For the second time in two years, roller derby fans in Del Norte County will be treated to a men’s roller derby bout at the Del Norte County Fairgrounds.
The Deep Valley Belligerents of Ukiah and the Bridgetown Menace of Portland, Ore., will take to the flat track following the Tsunami Sirens’ bout against the Jefferson State Maidens of Mayhem of Yreka. The action begins at 6 p.m. today in the fairgrounds’ main building.
The Belligerents/Menace bout is a rematch of a Feb. 11, 2012, bout held at The Big O Tournament in Eugene, Ore., an annual confluence of men’s and women’s roller derby squads. Deep Valley defeated Bridgetown, 152-98.
Belligerents player Joe “Sloppy Joe” Arispe is the assistant coach of the Crescent City-based Sirens, and Siren Adrianna “Full Metal Jackie” Stefko is one of two coaches of the Belligerents. Cayce “Red Eye Jedi” Harris, who emcees the Sirens’ bouts, is also a member of Deep Valley.

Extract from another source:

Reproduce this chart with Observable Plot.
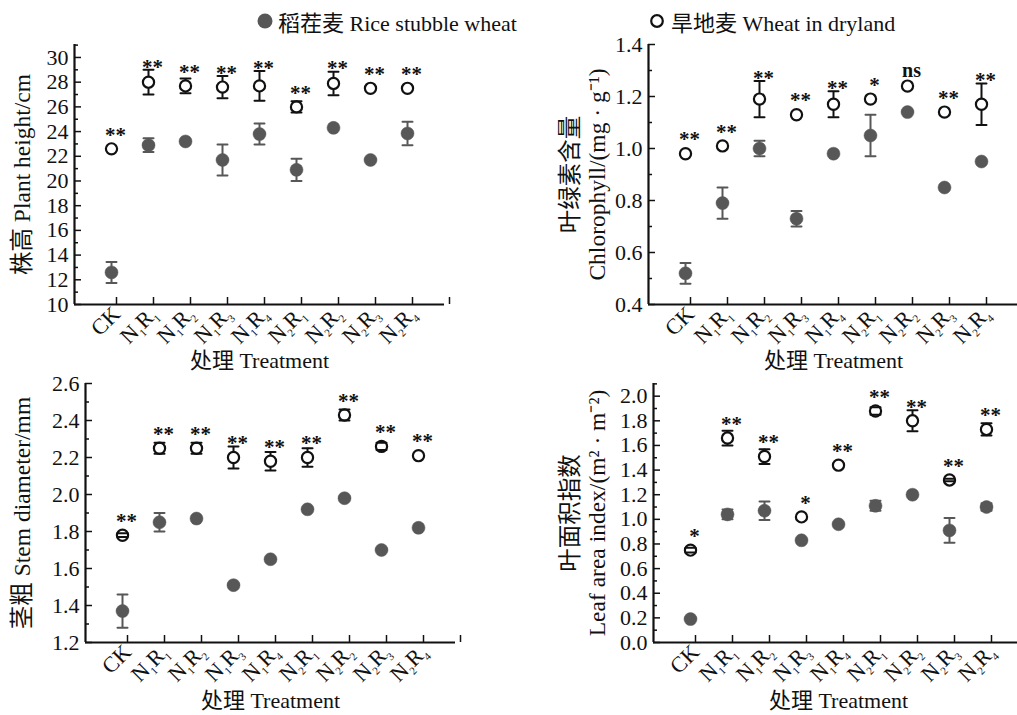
<!DOCTYPE html>
<html><head><meta charset="utf-8">
<script src="https://cdn.jsdelivr.net/npm/d3@7"></script>
<script src="https://cdn.jsdelivr.net/npm/@observablehq/plot@0.6"></script>
<style>
html,body{margin:0;padding:0;background:#fff;}
#root{position:relative;width:1017px;height:715px;overflow:hidden;font-family:"Liberation Serif","Noto Sans CJK SC",serif;color:#111;}
.panel{position:absolute;}
.legend{position:absolute;top:7px;height:28px;font-size:22px;white-space:nowrap;display:flex;align-items:center;z-index:5;}
.legend svg{margin-right:4px;}
</style></head><body><div id="root"></div>
<script>
const categories = ["CK","N1R1","N1R2","N1R3","N1R4","N2R1","N2R2","N2R3","N2R4"];

const heightRice    = [12.6, 22.9, 23.2, 21.7, 23.8, 20.9, 24.3, 21.7, 23.85];
const heightRiceErr = [0.85, 0.55, 0, 1.25, 0.85, 0.9, 0, 0, 0.95];
const heightDry     = [22.6, 28.0, 27.7, 27.6, 27.7, 26.0, 27.9, 27.5, 27.5];
const heightDryErr  = [0, 1.0, 0.6, 0.9, 1.2, 0.45, 0.95, 0, 0];
const heightSig     = ["**","**","**","**","**","**","**","**","**"];

const chlRice    = [0.52, 0.79, 1.00, 0.73, 0.98, 1.05, 1.14, 0.85, 0.95];
const chlRiceErr = [0.04, 0.06, 0.03, 0.03, 0, 0.08, 0, 0, 0];
const chlDry     = [0.98, 1.01, 1.19, 1.13, 1.17, 1.19, 1.24, 1.14, 1.17];
const chlDryErr  = [0, 0, 0.07, 0, 0.05, 0, 0, 0, 0.08];
const chlSig     = ["**","**","**","**","**","*","ns","**","**"];

const stemRice    = [1.37, 1.85, 1.87, 1.51, 1.65, 1.92, 1.98, 1.70, 1.82];
const stemRiceErr = [0.09, 0.05, 0, 0, 0, 0, 0, 0, 0];
const stemDry     = [1.78, 2.25, 2.25, 2.20, 2.18, 2.20, 2.43, 2.26, 2.21];
const stemDryErr  = [0.01, 0.03, 0.03, 0.06, 0.05, 0.05, 0.03, 0.02, 0];
const stemSig     = ["**","**","**","**","**","**","**","**","**"];

const laiRice    = [0.19, 1.04, 1.07, 0.83, 0.96, 1.11, 1.20, 0.91, 1.10];
const laiRiceErr = [0, 0.04, 0.075, 0, 0, 0.04, 0, 0.1, 0.03];
const laiDry     = [0.75, 1.66, 1.51, 1.02, 1.44, 1.88, 1.80, 1.32, 1.73];
const laiDryErr  = [0.02, 0.06, 0.06, 0, 0, 0.03, 0.085, 0.01, 0.05];
const laiSig     = ["*","**","**","*","**","**","**","**","**"];

const legendLabels = ["稻茬麦 Rice stubble wheat", "旱地麦 Wheat in dryland"];
const xTitle = "处理 Treatment";

const FILL = "#575757";
const root = document.getElementById("root");

const cap = {draw(ctx, l) { ctx.moveTo(0, 0); ctx.lineTo(0, -l); }};

function panel(cfg) {
  const {left, top, width, height, mL, mR, mT, mB, domain, major, minor, fmt,
         rice, riceErr, dry, dryErr, sig, yTitles, xTitleDy} = cfg;
  const rows = categories.map((c, i) => ({i, c, rice: rice[i], re: riceErr[i], dry: dry[i], de: dryErr[i], sig: sig[i]}));
  const ppu = (height - mT - mB) / (domain[1] - domain[0]);
  const sigY = d => Math.max(d.dry + 17 / ppu, d.dry + d.de + 6 / ppu);
  const riceE = rows.filter(d => d.re > 0), dryE = rows.filter(d => d.de > 0);
  const marks = [
    Plot.axisY(minor, {tickSize: -4, tickFormat: () => "", label: null, strokeWidth: 1.5}),
    Plot.axisY(major, {tickSize: -7, tickPadding: 13, tickFormat: fmt, label: null, strokeWidth: 1.5, fill: "#111", fontSize: 22}),
    Plot.axisX(d3.range(0, 10), {tickSize: -7, tickPadding: 13, tickRotate: -45, dx: 5, fontSize: 22,
      tickFormat: i => categories[i] ?? "", label: null, strokeWidth: 1.5, fill: "#111"}),
    Plot.ruleY([domain[0]], {strokeWidth: 2.2, stroke: "#111"}),
    Plot.ruleX([-1], {strokeWidth: 2.2, stroke: "#111"}),
    Plot.ruleX(riceE, {x: "i", y1: d => d.rice - d.re, y2: d => d.rice + d.re, stroke: FILL, strokeWidth: 2}),
    Plot.ruleX(dryE, {x: "i", y1: d => d.dry - d.de, y2: d => d.dry + d.de, stroke: "#111", strokeWidth: 2}),
    Plot.dot(rows, {x: "i", y: "rice", r: 6.5, fill: FILL, stroke: FILL, strokeWidth: 0.5}),
    Plot.dot(rows, {x: "i", y: "dry", r: 5.6, fill: "white", stroke: "#111", strokeWidth: 2.2}),
    ...[1, -1].flatMap(s => [
      Plot.vector(riceE, {x: "i", y: d => d.rice + s * d.re, length: 10, rotate: 90, anchor: "middle", shape: cap, stroke: FILL, strokeWidth: 2}),
      Plot.vector(dryE, {x: "i", y: d => d.dry + s * d.de, length: 10, rotate: 90, anchor: "middle", shape: cap, stroke: "#111", strokeWidth: 2})
    ]),
    Plot.text(rows.filter(d => d.sig !== "ns"), {x: "i", y: sigY, text: "sig", fontSize: 21, fontWeight: "bold", dx: 4, dy: 3, fill: "#111"}),
    Plot.text(rows.filter(d => d.sig === "ns"), {x: "i", y: sigY, text: "sig", fontSize: 20, fontWeight: "bold", dx: 4, dy: 1, fill: "#111"}),
    Plot.text([xTitle], {frameAnchor: "bottom", lineAnchor: "middle", dy: xTitleDy, fontSize: 22, fill: "#111"}),
    ...yTitles.map(t => Plot.text([t.text], {frameAnchor: "left", textAnchor: "middle", lineAnchor: "middle", dx: t.dx, rotate: -90, fontSize: 23.5, fill: "#111"}))
  ];
  const svg = Plot.plot({
    width, height, marginLeft: mL, marginRight: mR, marginTop: mT, marginBottom: mB,
    x: {type: "linear", domain: [-1, 9]},
    y: {domain},
    style: {background: "transparent", overflow: "visible", fontFamily: '"Liberation Serif","Noto Sans CJK SC",serif', fontSize: "21px", color: "#111"},
    marks
  });
  d3.select(svg).selectAll('g[aria-label="x-axis tick label"] text').each(function () {
    const t = this.textContent;
    const m = /^N(\d)R(\d)$/.exec(t);
    if (m) {
      const el = d3.select(this);
      el.text(null);
      el.append("tspan").text("N");
      el.append("tspan").attr("font-size", 11).attr("dy", 5).text(m[1]);
      el.append("tspan").attr("dy", -5).text("R");
      el.append("tspan").attr("font-size", 11).attr("dy", 5).text(m[2]);
    }
  });
  svg.classList.add("panel");
  svg.style.left = left + "px";
  svg.style.top = top + "px";
  svg.style.maxWidth = "none";
  root.appendChild(svg);
}

const f1 = d3.format(".1f");
const rng = (a, b, s) => d3.range(a, b + s / 2, s).map(v => +v.toFixed(3));

panel({left: 0, top: 0, width: 509, height: 372, mL: 74, mR: 65, mT: 44, mB: 68,
  domain: [10, 31.05], major: rng(10, 30, 2), minor: rng(11, 31, 2), fmt: d3.format("d"),
  rice: heightRice, riceErr: heightRiceErr, dry: heightDry, dryErr: heightDryErr, sig: heightSig,
  yTitles: [{text: "株高 Plant height/cm", dx: -52}], xTitleDy: 56});

panel({left: 509, top: 0, width: 520, height: 372, mL: 139, mR: 11, mT: 44, mB: 68,
  domain: [0.4, 1.4], major: rng(0.4, 1.4, 0.2), minor: rng(0.5, 1.3, 0.2), fmt: f1,
  rice: chlRice, riceErr: chlRiceErr, dry: chlDry, dryErr: chlDryErr, sig: chlSig,
  yTitles: [{text: "叶绿素含量", dx: -78}, {text: "Chlorophyll/(mg · g⁻¹)", dx: -51}], xTitleDy: 56});

panel({left: 0, top: 372, width: 509, height: 343, mL: 85, mR: 54, mT: 11, mB: 73,
  domain: [1.2, 2.6], major: rng(1.2, 2.6, 0.2), minor: rng(1.3, 2.5, 0.2), fmt: f1,
  rice: stemRice, riceErr: stemRiceErr, dry: stemDry, dryErr: stemDryErr, sig: stemSig,
  yTitles: [{text: "茎粗 Stem diameter/mm", dx: -63}], xTitleDy: 58});

panel({left: 509, top: 372, width: 520, height: 343, mL: 144, mR: 6, mT: 11, mB: 73,
  domain: [0, 2.103], major: rng(0, 2.0, 0.2), minor: rng(0.1, 2.1, 0.2), fmt: f1,
  rice: laiRice, riceErr: laiRiceErr, dry: laiDry, dryErr: laiDryErr, sig: laiSig,
  yTitles: [{text: "叶面积指数", dx: -83}, {text: "Leaf area index/(m² · m⁻²)", dx: -56}], xTitleDy: 58});

const lg1 = document.createElement("div");
lg1.className = "legend"; lg1.style.left = "256px";
lg1.innerHTML = `<svg width="18" height="18"><circle cx="9" cy="9" r="7.5" fill="${FILL}"/></svg><span>${legendLabels[0]}</span>`;
root.appendChild(lg1);
const lg2 = document.createElement("div");
lg2.className = "legend"; lg2.style.left = "649px";
lg2.innerHTML = `<svg width="18" height="18"><circle cx="8" cy="9" r="5.8" fill="white" stroke="#111" stroke-width="2.2"/></svg><span>${legendLabels[1]}</span>`;
root.appendChild(lg2);
</script></body></html>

The men tend to bring a different type of athleticism to the tactical game play of roller derby, Stefko said.
“They’re strong, they’re fast, they hit hard,” she said. “A lot of times, the hits are mistaken for penalties (by the referees) because the hits are ugly.”

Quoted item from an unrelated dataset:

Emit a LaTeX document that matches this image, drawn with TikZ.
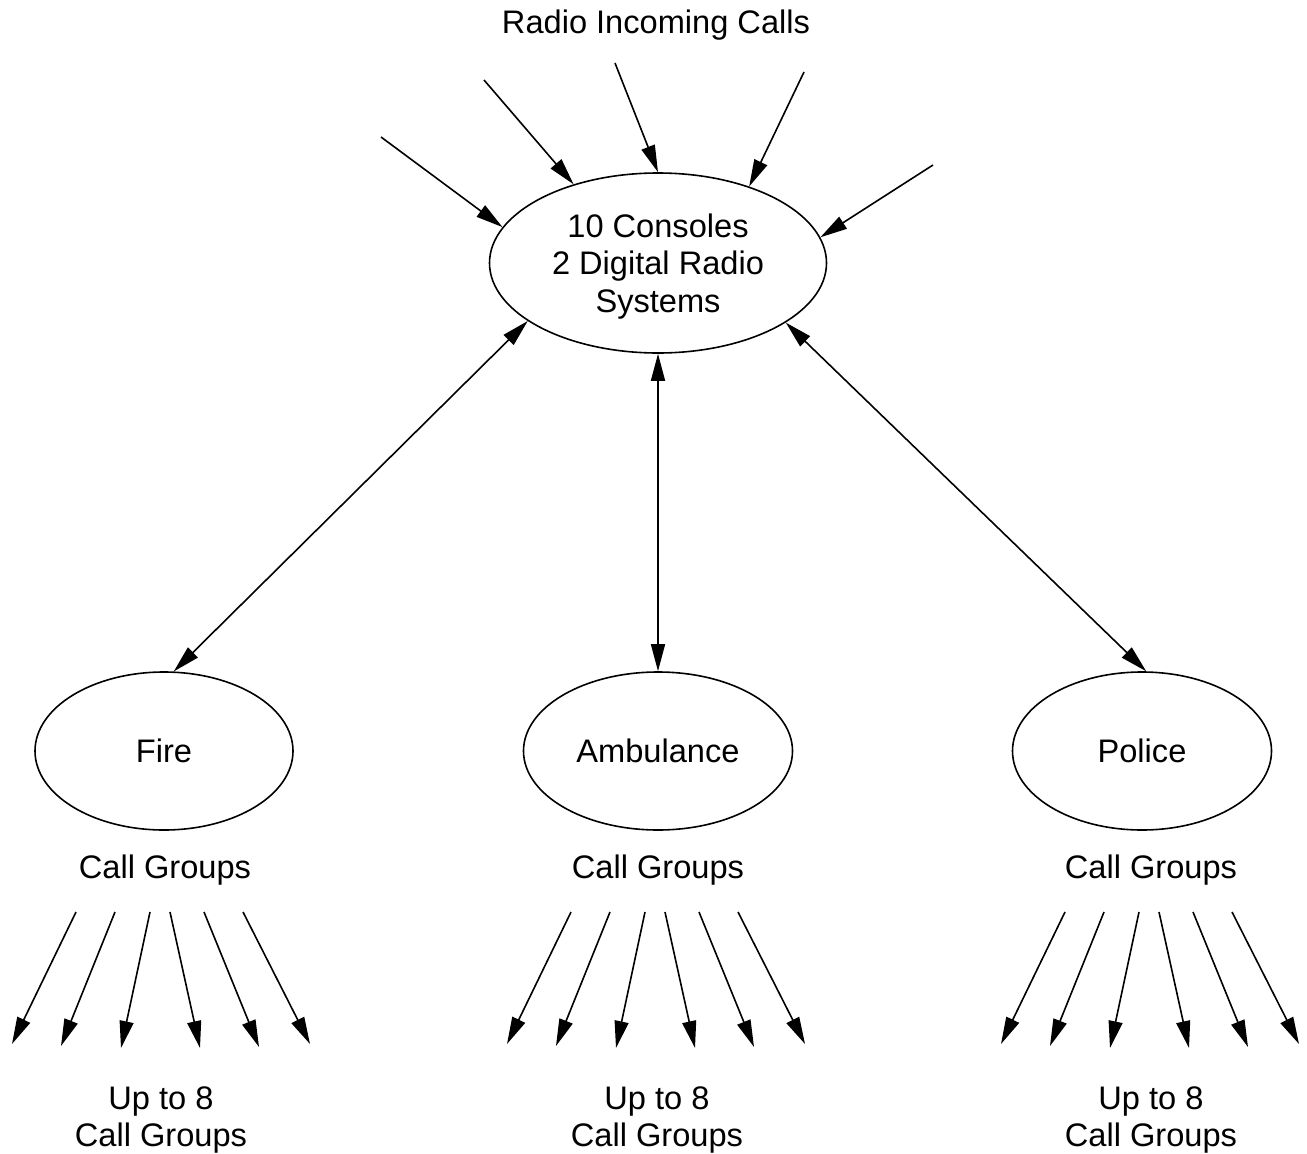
\documentclass[tikz,border=0pt]{standalone}
\usepackage{fontspec}
\setmainfont{Liberation Sans}
\usetikzlibrary{arrows.meta,shapes.geometric}
\tikzset{ctip/.tip={Triangle[length=27pt,width=14pt]}}
\begin{document}
\begin{tikzpicture}[x=1pt,y=-1pt,
  lbl/.style={font=\fontsize{32.6}{37.5}\selectfont, align=center, inner sep=0pt},
  oval/.style={ellipse, draw, line width=1.6pt, lbl},
  conn/.style={line width=1.6pt, -ctip},
  both/.style={line width=1.6pt, ctip-ctip}]
\useasboundingbox (0,0) rectangle (1307,1154);

% central dispatch node and the three services
\node[oval, minimum width=337pt, minimum height=180pt, text depth=0pt] (hub) at (658,263)
  {10 Consoles\\2 Digital Radio\\Systems};
\node[oval, minimum width=258pt, minimum height=158pt] (fire) at (164,751) {Fire};
\node[oval, minimum width=269pt, minimum height=158pt] (amb) at (658,751) {Ambulance};
\node[oval, minimum width=259pt, minimum height=158pt] (pol) at (1142,751) {Police};

% captions
\node[lbl] (title) at (656,25) {Radio Incoming Calls};
\node[lbl] (fcg) at (165,870) {Call Groups};
\node[lbl] (acg) at (658,870) {Call Groups};
\node[lbl] (pcg) at (1151,870) {Call Groups};
\node[lbl] (fup) at (161,1120) {Up to 8\\Call Groups};
\node[lbl] (aup) at (657,1120) {Up to 8\\Call Groups};
\node[lbl] (pup) at (1151,1120) {Up to 8\\Call Groups};

% incoming radio calls
\coordinate (in1) at (381,137);
\coordinate (in2) at (484,80);
\coordinate (in3) at (615,63);
\coordinate (in4) at (804,72);
\coordinate (in5) at (933,165);
\draw[conn] (in1) -- (hub.167.4);
\draw[conn] (in2) -- (hub.137);
\draw[conn] (in3) -- (hub.90);
\draw[conn] (in4) -- (hub.40);
\draw[conn] (in5) -- (hub.9.7);

% two-way links to the services
\draw[both] (hub.204.6) -- (fire.83.9);
\draw[both] (hub.270) -- (amb.90);
\draw[both] (hub.335.4) -- (pol.87.7);

% outgoing call groups
\foreach \g/\dx in {f/0,a/495,p/989}{
  \foreach \sx/\ex/\ey [count=\i] in {76/12/1044, 115/61/1046, 150/121/1048,
                                      170/200/1048, 204/259/1047, 243/310/1044}{
    \coordinate (\g s\i) at (\sx+\dx, 912);
    \coordinate (\g e\i) at (\ex+\dx, \ey);
    \draw[conn] (\g s\i) -- (\g e\i);
  }
}
\end{tikzpicture}
\end{document}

Stefko said that women’s roller derby packs — when players are bunched together, creating walls or openings for jammers — take an average of 12 seconds to circle the flat track. (Women’s Flat Track Derby Association rules stipulate that acceptable tracks must have an inner circumference of 148 feet, 6 inches.) Men’s derby is played at a faster pace, and Stefko said that, in practice, Deep Valley’s packs take as little as 7 seconds to complete a lap.

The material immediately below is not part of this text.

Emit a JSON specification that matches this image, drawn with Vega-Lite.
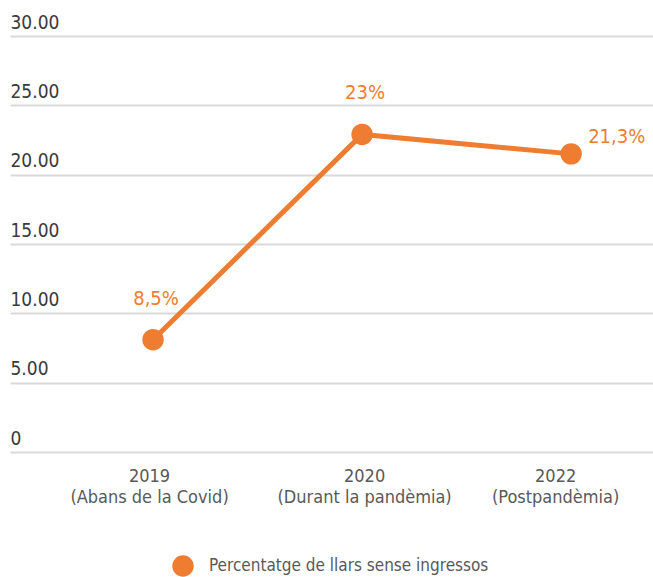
{
  "$schema": "https://vega.github.io/schema/vega-lite/v6.json",
  "width": 643,
  "height": 416,
  "autosize": {"type": "none"},
  "padding": {"left": 10, "top": 36, "right": 0, "bottom": 125},
  "background": "white",
  "config": {
    "view": {"stroke": null},
    "font": "DejaVu Sans Condensed, Roboto, sans-serif",
    "axis": {"labelFont": "DejaVu Sans Condensed, Roboto, sans-serif", "titleFont": "DejaVu Sans Condensed, Roboto, sans-serif"},
    "legend": {"labelFont": "DejaVu Sans Condensed, Roboto, sans-serif"}
  },
  "data": {
    "values": [
      {"period": "2019|(Abans de la Covid)", "value": 8.1, "label": "8,5%", "series": "Percentatge de llars sense ingressos", "pos": "above"},
      {"period": "2020|(Durant la pandèmia)", "value": 22.9, "label": "23%", "series": "Percentatge de llars sense ingressos", "pos": "above"},
      {"period": "2022|(Postpandèmia)", "value": 21.5, "label": "21,3%", "series": "Percentatge de llars sense ingressos", "pos": "right"}
    ]
  },
  "encoding": {
    "x": {
      "field": "period",
      "type": "ordinal",
      "sort": null,
      "scale": {"type": "point", "padding": 0.538, "align": 0.636},
      "axis": {
        "title": null,
        "domain": false,
        "ticks": false,
        "grid": false,
        "labelAngle": 0,
        "labelExpr": "split(datum.value, '|')",
        "labelFontSize": 18,
        "labelLimit": 400,
        "labelColor": "#595959",
        "labelPadding": 15,
        "labelLineHeight": 21,
        "labelBaseline": "top",
        "labelOffset": {
          "condition": [
            {"test": "indexof(datum.value, '2022') >= 0", "value": -16},
            {"test": "indexof(datum.value, '2019') >= 0", "value": -4}
          ],
          "value": 2
        }
      }
    },
    "y": {
      "field": "value",
      "type": "quantitative",
      "scale": {"domain": [0, 30], "nice": false},
      "axis": {
        "title": null,
        "domain": false,
        "ticks": false,
        "values": [0, 5, 10, 15, 20, 25, 30],
        "grid": true,
        "gridColor": "#d9d9d9",
        "gridWidth": 2,
        "labelExpr": "datum.value == 0 ? '0' : format(datum.value, '.2f')",
        "labelAlign": "left",
        "labelBaseline": "alphabetic",
        "labelPadding": 0,
        "labelOffset": -8,
        "labelFontSize": 19,
        "labelColor": "#3a3a3a"
      }
    }
  },
  "layer": [
    {
      "mark": {"type": "line", "color": "#EE7D31", "strokeWidth": 5}
    },
    {
      "mark": {"type": "point", "filled": true, "opacity": 1, "size": 460},
      "encoding": {
        "color": {
          "field": "series",
          "type": "nominal",
          "scale": {"range": ["#EE7D31"]},
          "legend": {
            "title": null,
            "orient": "none",
            "legendX": 162,
            "legendY": 519,
            "padding": 0,
            "symbolType": "circle",
            "symbolSize": 460,
            "symbolStrokeWidth": 0,
            "labelFontSize": 17,
            "labelLimit": 500,
            "labelColor": "#595959",
            "labelOffset": 15
          }
        }
      }
    },
    {
      "transform": [{"filter": "datum.pos == 'above'"}],
      "mark": {"type": "text", "align": "center", "baseline": "alphabetic", "dy": -35, "dx": 3, "fontSize": 20, "color": "#EE7D31"},
      "encoding": {"text": {"field": "label"}}
    },
    {
      "transform": [{"filter": "datum.pos == 'right'"}],
      "mark": {"type": "text", "align": "left", "baseline": "alphabetic", "dy": -11, "dx": 17, "fontSize": 20, "color": "#EE7D31"},
      "encoding": {"text": {"field": "label"}}
    }
  ]
}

“A lot of these guys are running what a fast women’s skater can run,” Stefko said.
Both sides feature skaters with varying backgrounds. A couple of Deep Valley’s players grew up playing hockey, honing their balance on skates and checking abilities. Some members of the Bridgetown Menace are avid soccer players who translate their footwork to the flat track.
Men have occasionally participated in the Sirens’ boot camps, open to those interested in learning to skate or play roller derby, over the past couple of seasons. Generating interest in a North Coast Roller Derby men’s team, under the Sirens’ parent organization, lies somewhere between a long-term goal and a pipe dream.
Tonight, the dream will be realized, for one night anyway, in Del Norte County.
“Everything’s larger, faster, bigger, harder,” Stefko said. “You do expect a man to go flying into the crowd, so watch your lap.”